======== Dataset
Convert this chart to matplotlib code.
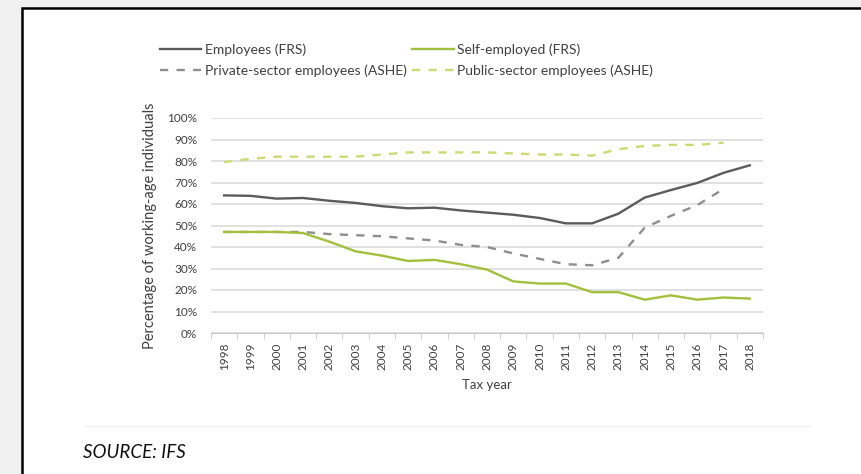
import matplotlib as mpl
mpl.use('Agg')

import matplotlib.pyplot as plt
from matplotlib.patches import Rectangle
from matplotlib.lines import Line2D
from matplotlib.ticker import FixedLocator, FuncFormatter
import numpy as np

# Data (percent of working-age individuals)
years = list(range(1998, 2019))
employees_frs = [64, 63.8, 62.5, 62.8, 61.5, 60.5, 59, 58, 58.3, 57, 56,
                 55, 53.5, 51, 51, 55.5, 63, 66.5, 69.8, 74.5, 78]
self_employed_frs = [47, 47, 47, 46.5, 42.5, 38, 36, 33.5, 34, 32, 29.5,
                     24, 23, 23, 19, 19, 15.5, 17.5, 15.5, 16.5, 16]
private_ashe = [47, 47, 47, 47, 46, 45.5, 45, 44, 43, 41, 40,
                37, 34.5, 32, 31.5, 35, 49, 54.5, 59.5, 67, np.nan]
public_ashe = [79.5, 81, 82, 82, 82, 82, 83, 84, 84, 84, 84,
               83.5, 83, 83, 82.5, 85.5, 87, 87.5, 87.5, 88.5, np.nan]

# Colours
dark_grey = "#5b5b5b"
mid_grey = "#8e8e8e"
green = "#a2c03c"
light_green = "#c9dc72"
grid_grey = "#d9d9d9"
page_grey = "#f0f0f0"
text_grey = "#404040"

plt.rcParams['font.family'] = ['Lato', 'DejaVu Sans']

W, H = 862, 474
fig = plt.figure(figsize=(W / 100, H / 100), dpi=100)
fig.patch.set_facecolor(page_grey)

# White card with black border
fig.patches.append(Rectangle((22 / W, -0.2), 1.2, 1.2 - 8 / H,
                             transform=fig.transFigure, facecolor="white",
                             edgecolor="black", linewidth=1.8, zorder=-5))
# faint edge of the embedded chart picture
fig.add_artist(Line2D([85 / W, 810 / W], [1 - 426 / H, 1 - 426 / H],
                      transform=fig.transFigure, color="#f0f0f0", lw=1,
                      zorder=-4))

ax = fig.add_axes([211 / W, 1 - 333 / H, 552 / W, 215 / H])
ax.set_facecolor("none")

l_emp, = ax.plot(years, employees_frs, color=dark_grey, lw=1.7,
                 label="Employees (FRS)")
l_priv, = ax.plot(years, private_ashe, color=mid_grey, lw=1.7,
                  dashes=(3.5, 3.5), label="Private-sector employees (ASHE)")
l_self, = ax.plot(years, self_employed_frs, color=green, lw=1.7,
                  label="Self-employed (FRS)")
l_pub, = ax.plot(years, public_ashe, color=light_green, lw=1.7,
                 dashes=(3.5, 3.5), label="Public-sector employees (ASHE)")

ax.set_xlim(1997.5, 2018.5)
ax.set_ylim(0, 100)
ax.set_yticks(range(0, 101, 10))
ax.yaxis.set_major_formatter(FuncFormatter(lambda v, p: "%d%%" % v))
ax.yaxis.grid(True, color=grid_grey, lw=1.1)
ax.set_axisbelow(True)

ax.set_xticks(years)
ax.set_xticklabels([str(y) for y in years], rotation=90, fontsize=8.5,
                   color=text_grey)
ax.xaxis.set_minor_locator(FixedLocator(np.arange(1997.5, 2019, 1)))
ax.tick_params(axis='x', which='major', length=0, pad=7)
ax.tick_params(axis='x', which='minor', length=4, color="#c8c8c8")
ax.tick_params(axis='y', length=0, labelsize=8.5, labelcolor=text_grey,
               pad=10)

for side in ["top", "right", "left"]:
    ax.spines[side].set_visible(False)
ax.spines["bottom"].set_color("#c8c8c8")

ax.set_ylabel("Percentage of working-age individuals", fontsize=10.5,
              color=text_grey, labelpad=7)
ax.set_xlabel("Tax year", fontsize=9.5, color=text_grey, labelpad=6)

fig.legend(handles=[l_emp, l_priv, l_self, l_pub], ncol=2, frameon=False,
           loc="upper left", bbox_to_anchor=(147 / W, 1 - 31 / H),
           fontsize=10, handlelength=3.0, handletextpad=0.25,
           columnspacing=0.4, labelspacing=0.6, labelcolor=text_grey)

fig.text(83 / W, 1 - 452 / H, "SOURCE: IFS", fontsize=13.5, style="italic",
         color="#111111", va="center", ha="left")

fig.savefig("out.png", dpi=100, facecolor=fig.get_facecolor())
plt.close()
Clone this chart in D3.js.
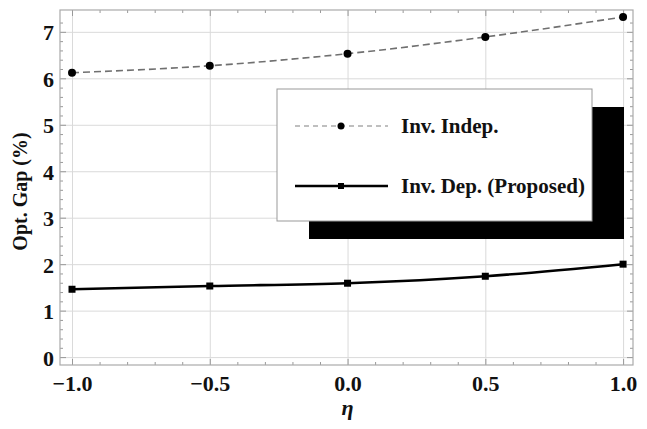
================
**Set exercise**
Reproduce the entries above without change, omitting all pictures.

**Answer to this task**
Convert this chart to matplotlib code.
import matplotlib as mpl
mpl.use('Agg')

import matplotlib.pyplot as plt
from matplotlib.patches import Rectangle
from matplotlib.lines import Line2D
from matplotlib.ticker import FixedLocator, FuncFormatter
import numpy as np

# Data (percent of working-age individuals)
years = list(range(1998, 2019))
employees_frs = [64, 63.8, 62.5, 62.8, 61.5, 60.5, 59, 58, 58.3, 57, 56,
                 55, 53.5, 51, 51, 55.5, 63, 66.5, 69.8, 74.5, 78]
self_employed_frs = [47, 47, 47, 46.5, 42.5, 38, 36, 33.5, 34, 32, 29.5,
                     24, 23, 23, 19, 19, 15.5, 17.5, 15.5, 16.5, 16]
private_ashe = [47, 47, 47, 47, 46, 45.5, 45, 44, 43, 41, 40,
                37, 34.5, 32, 31.5, 35, 49, 54.5, 59.5, 67, np.nan]
public_ashe = [79.5, 81, 82, 82, 82, 82, 83, 84, 84, 84, 84,
               83.5, 83, 83, 82.5, 85.5, 87, 87.5, 87.5, 88.5, np.nan]

# Colours
dark_grey = "#5b5b5b"
mid_grey = "#8e8e8e"
green = "#a2c03c"
light_green = "#c9dc72"
grid_grey = "#d9d9d9"
page_grey = "#f0f0f0"
text_grey = "#404040"

plt.rcParams['font.family'] = ['Lato', 'DejaVu Sans']

W, H = 862, 474
fig = plt.figure(figsize=(W / 100, H / 100), dpi=100)
fig.patch.set_facecolor(page_grey)

# White card with black border
fig.patches.append(Rectangle((22 / W, -0.2), 1.2, 1.2 - 8 / H,
                             transform=fig.transFigure, facecolor="white",
                             edgecolor="black", linewidth=1.8, zorder=-5))
# faint edge of the embedded chart picture
fig.add_artist(Line2D([85 / W, 810 / W], [1 - 426 / H, 1 - 426 / H],
                      transform=fig.transFigure, color="#f0f0f0", lw=1,
                      zorder=-4))

ax = fig.add_axes([211 / W, 1 - 333 / H, 552 / W, 215 / H])
ax.set_facecolor("none")

l_emp, = ax.plot(years, employees_frs, color=dark_grey, lw=1.7,
                 label="Employees (FRS)")
l_priv, = ax.plot(years, private_ashe, color=mid_grey, lw=1.7,
                  dashes=(3.5, 3.5), label="Private-sector employees (ASHE)")
l_self, = ax.plot(years, self_employed_frs, color=green, lw=1.7,
                  label="Self-employed (FRS)")
l_pub, = ax.plot(years, public_ashe, color=light_green, lw=1.7,
                 dashes=(3.5, 3.5), label="Public-sector employees (ASHE)")

ax.set_xlim(1997.5, 2018.5)
ax.set_ylim(0, 100)
ax.set_yticks(range(0, 101, 10))
ax.yaxis.set_major_formatter(FuncFormatter(lambda v, p: "%d%%" % v))
ax.yaxis.grid(True, color=grid_grey, lw=1.1)
ax.set_axisbelow(True)

ax.set_xticks(years)
ax.set_xticklabels([str(y) for y in years], rotation=90, fontsize=8.5,
                   color=text_grey)
ax.xaxis.set_minor_locator(FixedLocator(np.arange(1997.5, 2019, 1)))
ax.tick_params(axis='x', which='major', length=0, pad=7)
ax.tick_params(axis='x', which='minor', length=4, color="#c8c8c8")
ax.tick_params(axis='y', length=0, labelsize=8.5, labelcolor=text_grey,
               pad=10)

for side in ["top", "right", "left"]:
    ax.spines[side].set_visible(False)
ax.spines["bottom"].set_color("#c8c8c8")

ax.set_ylabel("Percentage of working-age individuals", fontsize=10.5,
              color=text_grey, labelpad=7)
ax.set_xlabel("Tax year", fontsize=9.5, color=text_grey, labelpad=6)

fig.legend(handles=[l_emp, l_priv, l_self, l_pub], ncol=2, frameon=False,
           loc="upper left", bbox_to_anchor=(147 / W, 1 - 31 / H),
           fontsize=10, handlelength=3.0, handletextpad=0.25,
           columnspacing=0.4, labelspacing=0.6, labelcolor=text_grey)

fig.text(83 / W, 1 - 452 / H, "SOURCE: IFS", fontsize=13.5, style="italic",
         color="#111111", va="center", ha="left")

fig.savefig("out.png", dpi=100, facecolor=fig.get_facecolor())
plt.close()
Clone this chart in D3.js.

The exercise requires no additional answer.